* START *
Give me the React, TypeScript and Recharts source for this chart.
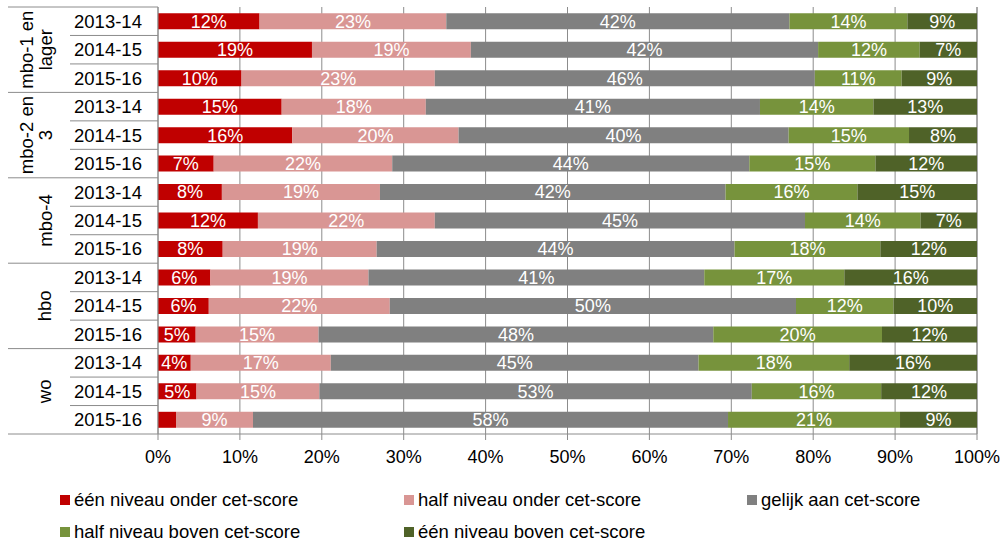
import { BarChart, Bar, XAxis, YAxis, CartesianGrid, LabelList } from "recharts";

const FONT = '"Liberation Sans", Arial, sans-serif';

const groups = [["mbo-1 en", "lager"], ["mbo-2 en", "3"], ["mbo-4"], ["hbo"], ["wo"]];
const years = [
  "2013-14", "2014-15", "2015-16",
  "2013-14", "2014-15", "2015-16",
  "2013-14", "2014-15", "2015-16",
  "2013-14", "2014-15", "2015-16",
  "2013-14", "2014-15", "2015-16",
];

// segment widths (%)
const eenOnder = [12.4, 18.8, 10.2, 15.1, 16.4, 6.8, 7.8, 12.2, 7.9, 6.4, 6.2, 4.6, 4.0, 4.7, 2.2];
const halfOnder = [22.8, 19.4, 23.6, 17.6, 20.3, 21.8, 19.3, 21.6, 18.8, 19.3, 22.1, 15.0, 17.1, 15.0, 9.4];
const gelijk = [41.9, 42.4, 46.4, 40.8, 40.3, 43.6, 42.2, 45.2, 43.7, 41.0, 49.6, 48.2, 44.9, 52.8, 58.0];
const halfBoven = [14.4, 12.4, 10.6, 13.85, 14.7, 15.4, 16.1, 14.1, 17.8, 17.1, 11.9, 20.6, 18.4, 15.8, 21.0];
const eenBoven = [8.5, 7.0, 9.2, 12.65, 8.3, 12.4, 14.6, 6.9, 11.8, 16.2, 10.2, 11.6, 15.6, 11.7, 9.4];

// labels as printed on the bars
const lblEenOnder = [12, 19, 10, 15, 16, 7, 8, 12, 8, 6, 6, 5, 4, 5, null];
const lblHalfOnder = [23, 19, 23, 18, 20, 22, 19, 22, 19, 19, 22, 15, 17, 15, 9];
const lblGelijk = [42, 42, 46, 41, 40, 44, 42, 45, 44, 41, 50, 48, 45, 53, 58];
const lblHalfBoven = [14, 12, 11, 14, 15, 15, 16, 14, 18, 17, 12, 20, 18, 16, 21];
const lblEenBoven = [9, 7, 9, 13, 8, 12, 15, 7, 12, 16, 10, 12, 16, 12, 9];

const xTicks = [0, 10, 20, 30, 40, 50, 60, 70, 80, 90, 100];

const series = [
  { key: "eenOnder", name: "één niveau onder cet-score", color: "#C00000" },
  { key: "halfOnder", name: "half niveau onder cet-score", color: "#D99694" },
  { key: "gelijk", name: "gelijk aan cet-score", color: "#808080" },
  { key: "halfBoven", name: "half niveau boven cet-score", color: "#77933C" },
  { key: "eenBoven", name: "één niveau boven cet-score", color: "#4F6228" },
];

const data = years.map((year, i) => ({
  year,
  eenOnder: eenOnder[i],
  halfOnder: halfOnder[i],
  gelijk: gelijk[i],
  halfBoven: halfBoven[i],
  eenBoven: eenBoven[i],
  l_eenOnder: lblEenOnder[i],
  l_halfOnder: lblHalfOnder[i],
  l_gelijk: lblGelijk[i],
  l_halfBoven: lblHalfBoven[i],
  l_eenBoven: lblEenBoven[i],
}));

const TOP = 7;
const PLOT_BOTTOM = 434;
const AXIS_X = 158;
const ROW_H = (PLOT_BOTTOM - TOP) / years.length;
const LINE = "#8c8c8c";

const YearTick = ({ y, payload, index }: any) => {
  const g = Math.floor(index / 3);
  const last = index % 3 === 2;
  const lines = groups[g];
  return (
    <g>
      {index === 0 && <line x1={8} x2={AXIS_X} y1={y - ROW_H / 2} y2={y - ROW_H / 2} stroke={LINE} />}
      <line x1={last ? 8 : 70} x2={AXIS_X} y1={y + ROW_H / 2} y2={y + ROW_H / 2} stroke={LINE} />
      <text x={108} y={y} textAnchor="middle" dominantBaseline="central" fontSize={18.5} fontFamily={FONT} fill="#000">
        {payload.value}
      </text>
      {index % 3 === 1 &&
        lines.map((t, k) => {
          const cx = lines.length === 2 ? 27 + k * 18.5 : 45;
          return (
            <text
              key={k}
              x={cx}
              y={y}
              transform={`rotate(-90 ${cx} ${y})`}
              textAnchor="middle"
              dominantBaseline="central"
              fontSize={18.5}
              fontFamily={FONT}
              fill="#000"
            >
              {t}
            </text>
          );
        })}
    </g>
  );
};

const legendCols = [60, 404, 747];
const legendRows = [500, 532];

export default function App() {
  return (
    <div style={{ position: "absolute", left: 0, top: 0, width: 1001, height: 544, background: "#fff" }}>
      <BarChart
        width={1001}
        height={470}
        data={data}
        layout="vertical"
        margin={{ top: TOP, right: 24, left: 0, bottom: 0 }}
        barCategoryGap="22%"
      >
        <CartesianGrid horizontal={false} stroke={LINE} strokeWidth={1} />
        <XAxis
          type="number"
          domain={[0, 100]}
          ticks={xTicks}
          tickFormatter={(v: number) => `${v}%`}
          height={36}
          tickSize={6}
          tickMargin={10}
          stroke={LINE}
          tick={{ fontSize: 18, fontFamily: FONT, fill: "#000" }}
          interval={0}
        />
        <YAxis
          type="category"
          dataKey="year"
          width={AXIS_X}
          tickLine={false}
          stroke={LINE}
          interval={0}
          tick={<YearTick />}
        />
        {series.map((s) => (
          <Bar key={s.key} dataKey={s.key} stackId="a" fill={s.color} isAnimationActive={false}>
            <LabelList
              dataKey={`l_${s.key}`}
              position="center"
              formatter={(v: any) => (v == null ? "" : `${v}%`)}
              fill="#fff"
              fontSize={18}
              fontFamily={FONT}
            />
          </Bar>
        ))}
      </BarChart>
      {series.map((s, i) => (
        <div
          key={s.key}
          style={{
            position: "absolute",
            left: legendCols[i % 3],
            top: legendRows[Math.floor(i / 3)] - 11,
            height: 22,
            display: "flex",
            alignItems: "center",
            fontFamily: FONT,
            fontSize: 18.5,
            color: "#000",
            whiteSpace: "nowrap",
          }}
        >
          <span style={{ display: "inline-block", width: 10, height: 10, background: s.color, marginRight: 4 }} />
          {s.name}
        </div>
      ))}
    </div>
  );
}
* END *
* START *
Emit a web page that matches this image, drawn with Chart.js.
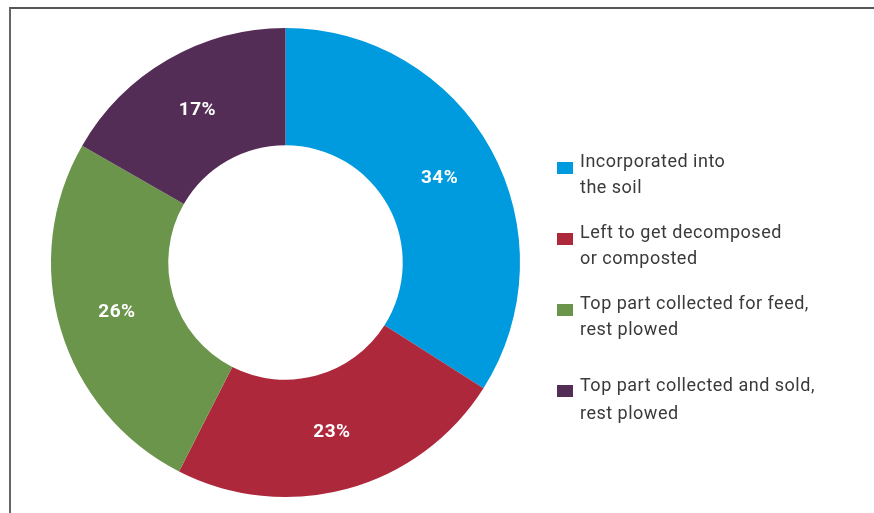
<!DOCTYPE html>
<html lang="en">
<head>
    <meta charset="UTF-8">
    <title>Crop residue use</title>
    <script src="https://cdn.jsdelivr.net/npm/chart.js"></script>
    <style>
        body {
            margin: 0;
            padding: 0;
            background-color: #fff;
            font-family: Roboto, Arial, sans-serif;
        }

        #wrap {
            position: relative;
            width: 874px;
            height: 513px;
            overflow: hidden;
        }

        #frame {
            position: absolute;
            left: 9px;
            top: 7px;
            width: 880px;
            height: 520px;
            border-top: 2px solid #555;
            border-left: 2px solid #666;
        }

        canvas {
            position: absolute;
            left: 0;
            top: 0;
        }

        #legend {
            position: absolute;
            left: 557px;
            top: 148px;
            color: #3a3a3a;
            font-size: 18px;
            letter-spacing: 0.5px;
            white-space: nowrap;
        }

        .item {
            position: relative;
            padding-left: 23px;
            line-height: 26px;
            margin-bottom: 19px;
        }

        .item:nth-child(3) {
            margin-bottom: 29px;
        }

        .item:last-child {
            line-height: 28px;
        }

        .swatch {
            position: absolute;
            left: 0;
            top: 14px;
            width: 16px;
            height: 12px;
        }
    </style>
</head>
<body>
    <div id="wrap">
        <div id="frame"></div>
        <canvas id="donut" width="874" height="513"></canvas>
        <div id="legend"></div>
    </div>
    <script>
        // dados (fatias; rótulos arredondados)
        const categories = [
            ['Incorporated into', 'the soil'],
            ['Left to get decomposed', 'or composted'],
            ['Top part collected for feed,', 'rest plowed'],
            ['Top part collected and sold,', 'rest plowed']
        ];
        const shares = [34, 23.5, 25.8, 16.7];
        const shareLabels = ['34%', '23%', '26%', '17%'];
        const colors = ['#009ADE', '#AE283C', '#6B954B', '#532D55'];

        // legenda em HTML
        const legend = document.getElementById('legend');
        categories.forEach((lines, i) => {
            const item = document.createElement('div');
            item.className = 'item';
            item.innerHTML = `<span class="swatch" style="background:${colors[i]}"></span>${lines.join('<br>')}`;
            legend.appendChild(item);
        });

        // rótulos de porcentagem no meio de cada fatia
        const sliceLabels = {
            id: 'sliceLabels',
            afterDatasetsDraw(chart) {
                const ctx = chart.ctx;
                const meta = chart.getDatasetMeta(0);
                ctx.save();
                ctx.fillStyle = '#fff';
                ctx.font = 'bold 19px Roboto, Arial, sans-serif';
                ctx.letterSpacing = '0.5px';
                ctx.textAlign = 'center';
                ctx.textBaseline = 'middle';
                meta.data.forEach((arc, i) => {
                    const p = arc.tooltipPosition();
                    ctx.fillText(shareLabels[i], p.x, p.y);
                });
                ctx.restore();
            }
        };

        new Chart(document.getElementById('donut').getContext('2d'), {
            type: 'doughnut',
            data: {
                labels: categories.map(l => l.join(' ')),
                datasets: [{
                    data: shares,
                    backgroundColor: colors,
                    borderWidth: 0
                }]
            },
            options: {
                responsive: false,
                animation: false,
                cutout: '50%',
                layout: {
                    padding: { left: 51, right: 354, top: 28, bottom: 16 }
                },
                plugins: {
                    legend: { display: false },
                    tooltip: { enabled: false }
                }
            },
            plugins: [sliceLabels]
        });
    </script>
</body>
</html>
* END *
- PROBLEM -
Search the entries for the word "this" and pick out every line that holds it.

- ANSWER IN FULL -
Give me the React, TypeScript and Recharts source for this chart.
Emit a web page that matches this image, drawn with Chart.js.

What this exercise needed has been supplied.